It is still possible to find certain discussion posts in 2011 and earlier where censorship complaints were publicly acknowledge by the Dice staff and were not themselves censored.
Here is one such instance:
http://community.dice.com/t5/Customer-Support/Account-suspension/td-p/225388
This alludes to some censorship and account suspensions going on in a deleted post. Although I cannot view the censored posts (which may or may not have violated Dice terms and conditions), this does show that Dice had no moderator policy in place to deny censorship and banning.
http://dicecensorship.blogspot.com/p/dice-moderation-excerpt-1.html
Here is another example:
http://community.dice.com/t5/Tech-Market-Conditions/Dice-Censor-back-at-work-protecting-outsourcers/td-p/201716
This poster speaks about an article which was censored for an unknown reason. However his post regarding the censorship was not censored, and neither was his criticism of Dice.
http://dicecensorship.blogspot.com/p/dice-moderation-excerpt-2.html
More recently in 2011, any thread even hinting at censorship by Dice in the discussion boards is locked/deleted and the posters are warned or banned - regardless of the lack a rule violation.
Here are two from the past week (the links still come up in search engines but are broken due to deletion by Dice).

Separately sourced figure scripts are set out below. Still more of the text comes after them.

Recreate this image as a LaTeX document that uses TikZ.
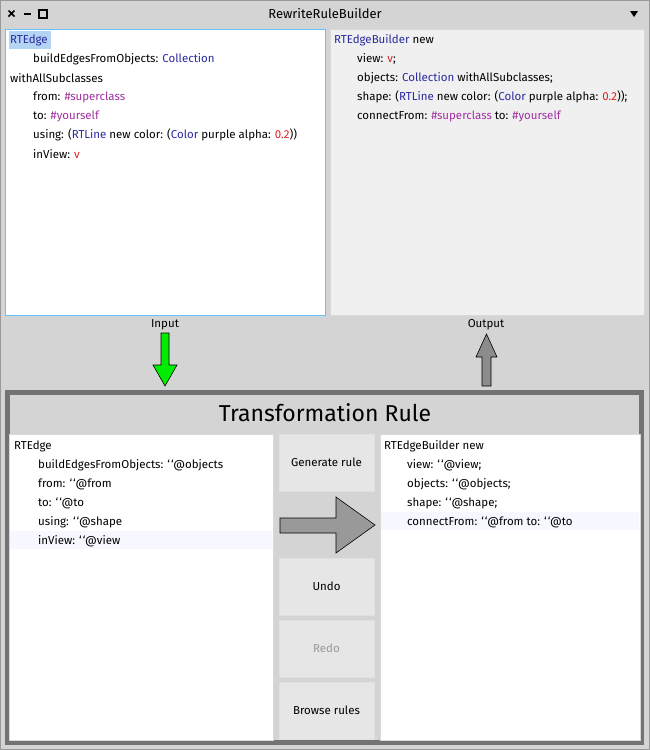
\documentclass[tikz,border=0pt]{standalone}
\usepackage{fontspec}
\setmainfont{Fira Sans}
\definecolor{winbg}{HTML}{D4D4D4}
\definecolor{kwblue}{HTML}{2A2AA0}
\definecolor{sympurple}{HTML}{A030A0}
\definecolor{numred}{HTML}{E02020}
\definecolor{selblue}{HTML}{B4D4F4}
\definecolor{btnfill}{HTML}{E6E6E6}
\newcommand{\kw}[1]{\textcolor{kwblue}{#1}}
\newcommand{\sym}[1]{\textcolor{sympurple}{#1}}
\newcommand{\num}[1]{\textcolor{numred}{#1}}
\newcommand{\bq}{{`}\kern1pt{`}}
\begin{document}
\begin{tikzpicture}
		[x=1pt,y=-1pt,
		code/.style= {anchor=west,inner sep=0pt,font=\fontsize{11.5}{13}\selectfont},
		pane/.style= {draw=black!15,fill=white},
		btn/.style= {draw=black!12,fill=btnfill,minimum width=95pt,minimum height=57pt,inner sep=0pt,font=\fontsize{11.5}{13}\selectfont},
		bigarrow/.style= {draw=black,line width=0.6pt}]

		% window
		\fill[winbg] (0,0) rectangle (650,750);
		\draw[black!40] (0.5,0.5) rectangle (649.5,749.5);
		\node (title) at (325,14) {\fontsize{13}{15}\selectfont RewriteRuleBuilder};
		\draw[line width=1.6pt] (8.5,10.5) -- (14.5,16.5) (8.5,16.5) -- (14.5,10.5);
		\draw[line width=1.6pt] (24,14) -- (31,14);
		\draw[line width=1.4pt] (39,10) rectangle (47,18);
		\fill (630,11) -- (638,11) -- (634,17) -- cycle;

		% input and output panes
		\draw[draw=blue!40!cyan!60,fill=white] (5,29) rectangle (325,315);
		\draw[pane,fill=black!6] (330,29) rectangle (644,315);
		\fill[selblue] (9,31) rectangle (51,49);

		\node[code] (in1) at (10,40) {\kw{RTEdge}};
		\node[code] (in2) at (33,59) {buildEdgesFromObjects: \kw{Collection}};
		\node[code] (in3) at (10,78) {withAllSubclasses};
		\node[code] (in4) at (33,97) {from: \sym{\#superclass}};
		\node[code] (in5) at (33,116) {to: \sym{\#yourself}};
		\node[code] (in6) at (33,135) {using: (\kw{RTLine} new color: (\kw{Color} purple alpha: \num{0.2}))};
		\node[code] (in7) at (33,154) {inView: \num{v}};

		\node[code] (out1) at (334,40) {\kw{RTEdgeBuilder} new};
		\node[code] (out2) at (357,59) {view: \num{v};};
		\node[code] (out3) at (357,78) {objects: \kw{Collection} withAllSubclasses;};
		\node[code] (out4) at (357,97) {shape: (\kw{RTLine} new color: (\kw{Color} purple alpha: \num{0.2}));};
		\node[code] (out5) at (357,116) {connectFrom: \sym{\#superclass} to: \sym{\#yourself}};

		% input / output arrows
		\node[code,anchor=center] (inlabel) at (165,325) {Input};
		\node[code,anchor=center] (outlabel) at (486,325) {Output};
		\draw[bigarrow,fill=green!90!black!70!green] (161,333) -- (169,333) -- (169,365) -- (177,365)
			-- (165,386) -- (153,365) -- (161,365) -- cycle;
		\draw[bigarrow,fill=black!45] (482,386) -- (491,386) -- (491,357) -- (497,357)
			-- (486.5,334) -- (476,357) -- (482,357) -- cycle;

		% transformation rule frame
		\draw[black!55,line width=5pt] (7.5,392.5) rectangle (641.5,742.5);
		\node (ruletitle) at (325,413) {\fontsize{23}{26}\selectfont Transformation Rule};
		\draw[pane] (9,434) rectangle (273,740);
		\fill[blue!3] (10,531) rectangle (272,549);
		\draw[pane] (380,434) rectangle (640,740);
		\fill[blue!3] (381,512) rectangle (639,530);

		\node[code] (lhs1) at (14,446) {RTEdge};
		\node[code] (lhs2) at (38,465) {buildEdgesFromObjects: \bq@objects};
		\node[code] (lhs3) at (38,484) {from: \bq@from};
		\node[code] (lhs4) at (38,503) {to: \bq@to};
		\node[code] (lhs5) at (38,522) {using: \bq@shape};
		\node[code] (lhs6) at (38,541) {inView: \bq@view};

		\node[code] (rhs1) at (384,446) {RTEdgeBuilder new};
		\node[code] (rhs2) at (407,465) {view: \bq@view;};
		\node[code] (rhs3) at (407,484) {objects: \bq@objects;};
		\node[code] (rhs4) at (407,503) {shape: \bq@shape;};
		\node[code] (rhs5) at (407,522) {connectFrom: \bq@from to: \bq@to};

		% buttons
		\node[btn] (generate) at (326.5,462.5) {Generate rule};
		\node[btn] (undo) at (326.5,586.5) {Undo};
		\node[btn,text=black!40] (redo) at (326.5,648.5) {Redo};
		\node[btn] (browse) at (326.5,710.5) {Browse rules};
		\draw[bigarrow,fill=black!40] (280,518) -- (336,518) -- (336,497) -- (375,525)
			-- (336,553) -- (336,533) -- (280,533) -- cycle;
\end{tikzpicture}
\end{document}
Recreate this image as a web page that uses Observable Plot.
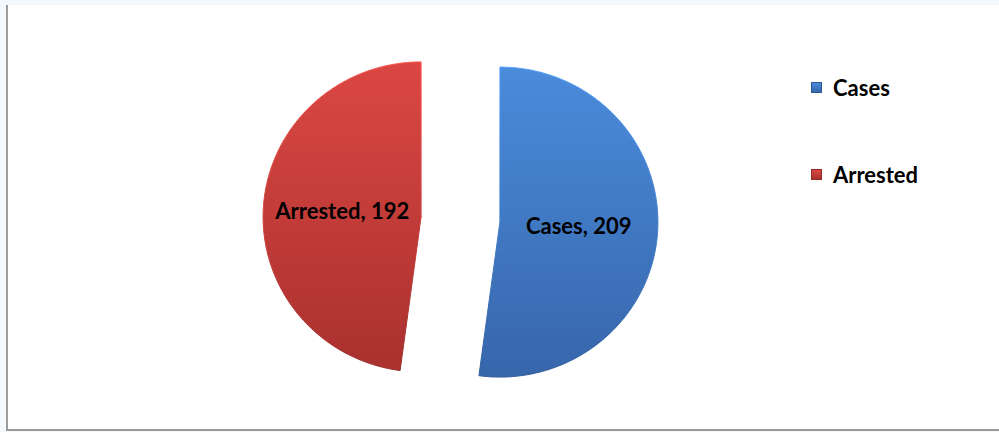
<!DOCTYPE html>
<html>
<head>
<meta charset="utf-8">
<script src="https://cdn.jsdelivr.net/npm/d3@7"></script>
<script src="https://cdn.jsdelivr.net/npm/@observablehq/plot@0.6"></script>
<style>
  html, body { margin: 0; padding: 0; }
  body { width: 999px; height: 432px; background: #f4f9fe; position: relative; overflow: hidden; font-family: Lato, "Open Sans", sans-serif; }
  #frame { position: absolute; left: 6px; top: 5px; width: 991px; height: 424px; background: #fff; border-left: 2px solid #9b9b9b; border-bottom: 2px solid #9b9b9b; }
  #chart { position: absolute; left: 0; top: 0; }
  #legend { position: absolute; left: 811px; top: 74px; }
  .item { position: absolute; left: 0; display: flex; align-items: center; white-space: nowrap; font-weight: 700; font-size: 22px; color: #000; }
  .sw { width: 11px; height: 11px; margin-right: 11px; box-sizing: border-box; }
</style>
</head>
<body>
<div id="frame"></div>
<div id="chart"></div>
<div id="legend"></div>
<script>
// ---- data ----
const categories = ["Cases", "Arrested"];
const values = [209, 192];

// ---- styles ----
const gradients = {
  Cases: ["#4a8bdb", "#3766ab"],
  Arrested: ["#db4743", "#a9312e"]
};
const W = 999, H = 432;
const RX = 158, RY = 155; // pie radii in px
const CX = 460, CY = 219; // pie centre in px
const explode = 0.25;     // explosion in radius units
const labelDist = 0.5;

const data = categories.map((name, i) => ({name, value: values[i]}));
const arcs = d3.pie().sort(null).value(d => d.value)(data);

// build outline points for each slice (radius units, y downward)
const points = [];
const labels = [];
arcs.forEach(a => {
  const mid = (a.startAngle + a.endAngle) / 2;
  const ox = explode * Math.sin(mid), oy = -explode * Math.cos(mid);
  points.push({name: a.data.name, x: ox, y: oy});
  const n = 200;
  for (let k = 0; k <= n; k++) {
    const t = a.startAngle + (a.endAngle - a.startAngle) * k / n;
    points.push({name: a.data.name, x: ox + Math.sin(t), y: oy - Math.cos(t)});
  }
  points.push({name: a.data.name, x: ox, y: oy});
  labels.push({
    name: a.data.name,
    text: `${a.data.name}, ${a.data.value}`,
    x: ox + labelDist * Math.sin(mid),
    y: oy - labelDist * Math.cos(mid)
  });
});

const slices = categories.map(name =>
  Plot.line(points.filter(p => p.name === name), {
    x: "x", y: "y",
    fill: `url(#grad-${name})`,
    stroke: `url(#edge-${name})`,
    strokeWidth: 1,
    curve: "linear"
  })
);

const chart = Plot.plot({
  width: W,
  height: H,
  margin: 0,
  style: {background: "transparent", overflow: "visible"},
  x: {domain: [-CX / RX, (W - CX) / RX], range: [0, W], axis: null},
  y: {domain: [-CY / RY, (H - CY) / RY], range: [0, H], axis: null},
  marks: [
    ...slices,
    Plot.text(labels, {
      x: "x", y: "y", text: "text",
      fontSize: 22, fontWeight: 700, fill: "#000",
      fontFamily: "Lato, 'Open Sans', sans-serif"
    })
  ]
});

// gradient definitions
const ns = "http://www.w3.org/2000/svg";
const defs = document.createElementNS(ns, "defs");
for (const name of categories) {
  const [c0, c1] = gradients[name];
  const g = document.createElementNS(ns, "linearGradient");
  g.setAttribute("id", `grad-${name}`);
  g.setAttribute("x1", "0"); g.setAttribute("y1", "0");
  g.setAttribute("x2", "0"); g.setAttribute("y2", "1");
  g.innerHTML = `<stop offset="0" stop-color="${c0}"/><stop offset="1" stop-color="${c1}"/>`;
  defs.appendChild(g);
  const e = document.createElementNS(ns, "linearGradient");
  e.setAttribute("id", `edge-${name}`);
  e.setAttribute("x1", "0"); e.setAttribute("y1", "0");
  e.setAttribute("x2", "0"); e.setAttribute("y2", "1");
  e.innerHTML = `<stop offset="0" stop-color="${d3.color(c0).brighter(0.4)}"/><stop offset="1" stop-color="${d3.color(c1).darker(0.3)}"/>`;
  defs.appendChild(e);
}
chart.insertBefore(defs, chart.firstChild);
document.getElementById("chart").appendChild(chart);

// legend
const legend = document.getElementById("legend");
categories.forEach((name, i) => {
  const [c0, c1] = gradients[name];
  const item = document.createElement("div");
  item.className = "item";
  item.style.top = (i * 87) + "px";
  const sw = document.createElement("span");
  sw.className = "sw";
  sw.style.background = `linear-gradient(${c0}, ${c1})`;
  sw.style.border = `1px solid ${d3.color(c1).darker(0.4)}`;
  const tx = document.createElement("span");
  tx.textContent = name;
  item.appendChild(sw);
  item.appendChild(tx);
  legend.appendChild(item);
});
</script>
</body>
</html>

Banning and Censorship - Dice Discussions
Vote with your feet if you object to recent censorship
This shows a definitive shift in Dice's unpublished censorship policy. All evidence about where and when censorship occurs is deleted. The bottom line is that dice.com is their website, Dice can ban posts which may tarnish the Dice brand or contradict their statements. However this censorship is a disservice to the IT community. Hopefully someone at Dice will realize the importance of open IT community discussions and reverse their mistake.